The English translation is by U Narada, Mula Patthana Sayādaw (Thera), assisted by U Thein Nyun.
bhavanga-sota and bhavanga-citta: The first term may tentatively be rendered as the ’undercurrent forming the condition of being, or existence’, and the second as ’subconsciousness’, though, as will be evident from the following, it differs in several respects from the usage of that term in Western psychology. Bhavanga (bhava-anga), which, in the canonical works, is mentioned twice or thrice in the Patthāna, is explained in the Abhidhamma commentaries as the foundation or condition (kārana) of existence (bhava), as the sine qua non of life, having the nature of a process, lit. a flux or stream (sota). Herein, since time immemorial, all impressions and experiences are, as it were, stored up, or better said, are functioning, but concealed as such to full consciousness, from where however they occasionally emerge as subconscious phenomena and approach the threshold of full consciousness, or crossing it become fully conscious. This so-called ’subconscious life-stream’ or undercurrent of life is that by which might be explained the faculty of memory, paranormal psychic phenomena, mental and physical growth, karma and rebirth. etc. An alternative rendering is ’life-continuum’.

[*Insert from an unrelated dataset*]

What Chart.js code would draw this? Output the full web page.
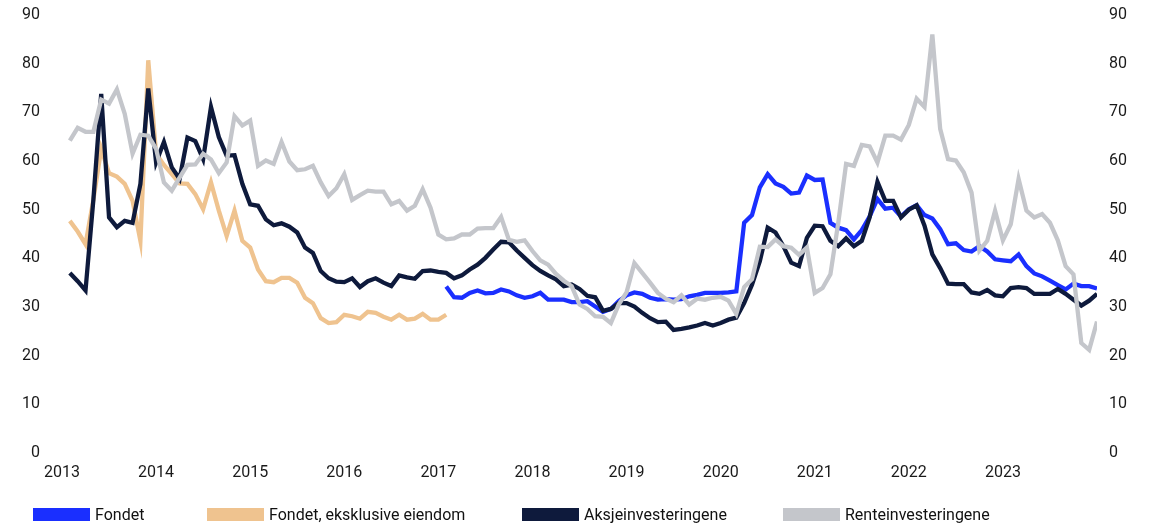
<!DOCTYPE html>
<html>
<head>
<meta charset="utf-8">
<script src="https://cdn.jsdelivr.net/npm/chart.js@4.4.1/dist/chart.umd.min.js"></script>
<style>
  html, body { margin: 0; padding: 0; background: #fff; }
  #wrap { position: relative; width: 1151px; height: 531px; }
  #legend { position: absolute; left: 0; top: 505px; width: 1151px; height: 20px; font-family: Roboto, sans-serif; font-size: 16px; color: #111; }
  #legend .item { position: absolute; top: 0; display: flex; align-items: center; white-space: nowrap; }
  #legend .box { width: 57px; height: 13px; margin-right: 5px; }
</style>
</head>
<body>
<div id="wrap">
  <canvas id="chart" width="1151" height="531"></canvas>
  <div id="legend"></div>
</div>
<script>
const years = ['2013', '2014', '2015', '2016', '2017', '2018', '2019', '2020', '2021', '2022', '2023'];

// monthly values, month 1 = end of Jan 2013
const fondetStart = 49;
const fondet = [34.2, 32.0, 31.9, 32.9, 33.4, 32.8, 32.9, 33.6, 33.2, 32.4, 31.9, 32.2,
  32.9, 31.5, 31.5, 31.5, 31.0, 31.0, 31.2, 30.1, 29.0, 29.6, 31.2, 32.4,
  33.0, 32.7, 31.9, 31.5, 31.6, 31.5, 31.6, 32.2, 32.5, 32.9, 32.9, 32.9,
  33.0, 33.2, 47.3, 48.9, 54.6, 57.3, 55.4, 54.7, 53.3, 53.5, 57.0, 56.1,
  56.2, 47.3, 46.3, 45.8, 43.9, 45.8, 48.6, 52.2, 50.2, 50.4, 48.6, 50.1,
  50.9, 48.9, 48.2, 46.0, 42.9, 43.1, 41.7, 41.4, 42.5, 41.4, 39.8, 39.6,
  39.4, 40.8, 38.4, 36.9, 36.3, 35.4, 34.5, 33.6, 34.8, 34.3, 34.3, 33.8];

const utenEiendomStart = 1;
const utenEiendom = [47.7, 45.5, 42.9, 52.0, 62.5, 57.5, 56.8, 55.3, 51.8, 43.6, 80.7, 61.5,
  59.2, 57.3, 55.4, 55.3, 53.2, 50.1, 55.6, 49.8, 44.6, 49.8, 43.6, 42.2,
  37.7, 35.3, 35.1, 36.0, 36.0, 35.0, 31.9, 30.8, 27.7, 26.7, 26.9, 28.4,
  28.1, 27.6, 29.0, 28.8, 28.0, 27.4, 28.4, 27.4, 27.6, 28.6, 27.4, 27.4, 28.4];

const aksjeStart = 1;
const aksje = [37.0, 35.3, 33.4, 52.0, 73.8, 48.4, 46.4, 47.7, 47.3, 55.3, 74.9, 59.7,
  63.9, 58.7, 56.3, 64.8, 64.1, 60.4, 71.1, 64.9, 61.1, 61.2, 55.3, 51.1,
  50.8, 48.0, 46.8, 47.2, 46.5, 45.3, 42.2, 41.1, 37.4, 35.9, 35.2, 35.1,
  35.9, 34.1, 35.3, 35.9, 35.0, 34.3, 36.5, 36.1, 35.8, 37.4, 37.5, 37.2,
  37.0, 35.9, 36.5, 37.7, 38.7, 40.1, 41.8, 43.4, 43.3, 41.6, 40.1, 38.6,
  37.4, 36.5, 35.7, 34.3, 34.6, 33.7, 32.3, 32.0, 29.2, 29.6, 30.8, 30.8,
  30.1, 28.8, 27.7, 26.9, 27.0, 25.3, 25.5, 25.8, 26.2, 26.7, 26.2, 26.7,
  27.4, 27.8, 30.8, 34.6, 39.4, 46.3, 45.3, 42.5, 39.1, 38.4, 44.2, 46.7,
  46.6, 43.6, 42.5, 44.1, 42.5, 43.6, 48.4, 55.7, 51.8, 51.8, 48.4, 50.0,
  50.9, 46.7, 40.8, 38.0, 34.8, 34.7, 34.7, 33.0, 32.7, 33.5, 32.4, 32.2,
  33.9, 34.1, 33.9, 32.7, 32.7, 32.7, 33.7, 32.7, 31.5, 30.3, 31.3, 32.7];

const renteStart = 1;
const rente = [64.2, 66.8, 66.0, 66.0, 72.6, 71.8, 74.7, 69.7, 61.5, 65.4, 65.2, 62.5,
  55.6, 53.9, 56.6, 59.2, 59.3, 61.5, 60.3, 57.5, 59.7, 69.2, 67.3, 68.3,
  59.0, 60.1, 59.4, 63.9, 59.9, 58.1, 58.3, 59.0, 55.6, 52.8, 54.4, 57.3,
  52.0, 53.0, 53.9, 53.7, 53.7, 51.1, 51.8, 49.8, 50.8, 54.2, 50.4, 44.9,
  43.9, 44.1, 44.9, 44.9, 46.1, 46.2, 46.2, 48.5, 43.8, 43.4, 43.7, 41.5,
  39.6, 38.7, 36.8, 35.4, 34.3, 30.5, 29.6, 28.1, 28.0, 26.7, 30.5, 33.0,
  39.0, 37.0, 35.0, 32.9, 31.7, 31.0, 32.4, 30.5, 31.7, 31.5, 31.9, 32.1,
  31.3, 28.6, 34.1, 35.7, 42.4, 42.3, 43.9, 42.5, 42.2, 40.7, 42.2, 32.9,
  33.9, 36.7, 47.3, 59.4, 59.0, 63.3, 63.0, 59.7, 65.2, 65.2, 64.4, 67.4,
  72.8, 71.1, 86.0, 66.6, 60.4, 60.1, 57.7, 53.5, 41.6, 43.6, 49.8, 43.7,
  47.0, 56.3, 49.8, 48.4, 49.1, 47.3, 43.7, 38.4, 36.7, 22.6, 21.2, 27.0];

const yTicks = [0, 10, 20, 30, 40, 50, 60, 70, 80, 90];

const toPoints = (values, start) => values.map((v, i) => ({ x: start + i, y: v }));

const series = [
  { label: 'Fondet', data: toPoints(fondet, fondetStart), color: '#1a2fff', order: 2, legendX: 33 },
  { label: 'Fondet, eksklusive eiendom', data: toPoints(utenEiendom, utenEiendomStart), color: '#efc38f', order: 3, legendX: 207 },
  { label: 'Aksjeinvesteringene', data: toPoints(aksje, aksjeStart), color: '#0e1a3c', order: 1, legendX: 522 },
  { label: 'Renteinvesteringene', data: toPoints(rente, renteStart), color: '#c4c6cb', order: 0, legendX: 783 }
];

const font = { family: 'Roboto, sans-serif', size: 16 };
const tickColor = '#1a1a1a';

// y axes: fixed width, no extra label padding at top/bottom
const fitY = (width) => (scale) => {
  scale.width = width;
  scale.paddingTop = 0;
  scale.paddingBottom = 0;
};

new Chart(document.getElementById('chart').getContext('2d'), {
  type: 'line',
  data: {
    datasets: series.map(s => ({
      label: s.label,
      data: s.data,
      borderColor: s.color,
      backgroundColor: s.color,
      borderWidth: 4.3,
      pointRadius: 0,
      tension: 0,
      fill: false,
      order: s.order
    }))
  },
  options: {
    responsive: false,
    animation: false,
    layout: { padding: { top: 15, bottom: 38, left: 0, right: 0 } },
    plugins: { legend: { display: false }, tooltip: { enabled: false } },
    scales: {
      x: {
        type: 'linear',
        min: 0,
        max: 132,
        grid: { display: false },
        border: { display: false },
        afterFit: (scale) => { scale.height = 40; },
        afterBuildTicks: (scale) => {
          scale.ticks = years.map((y, i) => ({ value: i * 12 }));
        },
        ticks: {
          color: tickColor,
          font: font,
          padding: 2,
          maxRotation: 0,
          autoSkip: false,
          callback: (v) => years[Math.round(v / 12)]
        }
      },
      y: {
        position: 'left',
        min: 0,
        max: 90,
        grid: { display: false },
        border: { display: false },
        afterFit: fitY(62),
        afterBuildTicks: (scale) => { scale.ticks = yTicks.map(v => ({ value: v })); },
        ticks: { color: tickColor, font: font, padding: 14 }
      },
      y2: {
        position: 'right',
        min: 0,
        max: 90,
        grid: { display: false },
        border: { display: false },
        afterFit: fitY(54),
        afterBuildTicks: (scale) => { scale.ticks = yTicks.map(v => ({ value: v })); },
        ticks: { color: tickColor, font: font, padding: 4 }
      }
    }
  }
});

// legend under the chart
const legend = document.getElementById('legend');
series.forEach(s => {
  const item = document.createElement('div');
  item.className = 'item';
  item.style.left = s.legendX + 'px';
  const box = document.createElement('span');
  box.className = 'box';
  box.style.background = s.color;
  const text = document.createElement('span');
  text.textContent = s.label;
  item.appendChild(box);
  item.appendChild(text);
  legend.appendChild(item);
});
</script>
</body>
</html>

It should be noted that bhavanga-citta is a karma-resultant state of consciousness (vipāka), and that, in birth as a human or in higher forms of existence, it is always the result of good, or wholesome karma (kusala-kamma-vipāka), though in varying degrees of strength. The same holds true for rebirth consciousness (patisandhi) and death consciousness (cuti), which are only particular manifestations of subconsciousness. In Visuddhi Magga XIV it is said:
"As soon as rebirth-consciousness (in the embryo at the time of conception) has ceased, there arises a similar subconsciousness with exactly the same object, following immediately upon rebirth-consciousness and being the result of this or that karma (volitional action done in a former birth and remembered there at the moment before death). And again a further similar state of subconsciousness arises. Now, as long as no other consciousness arises to interrupt the continuity of the life-stream, so long the life-stream, like the flow of a river, rises in the same way again and again, even during dreamless sleep and at other times. In this way one has to understand the continuous arising of those states of consciousness in the life-stream."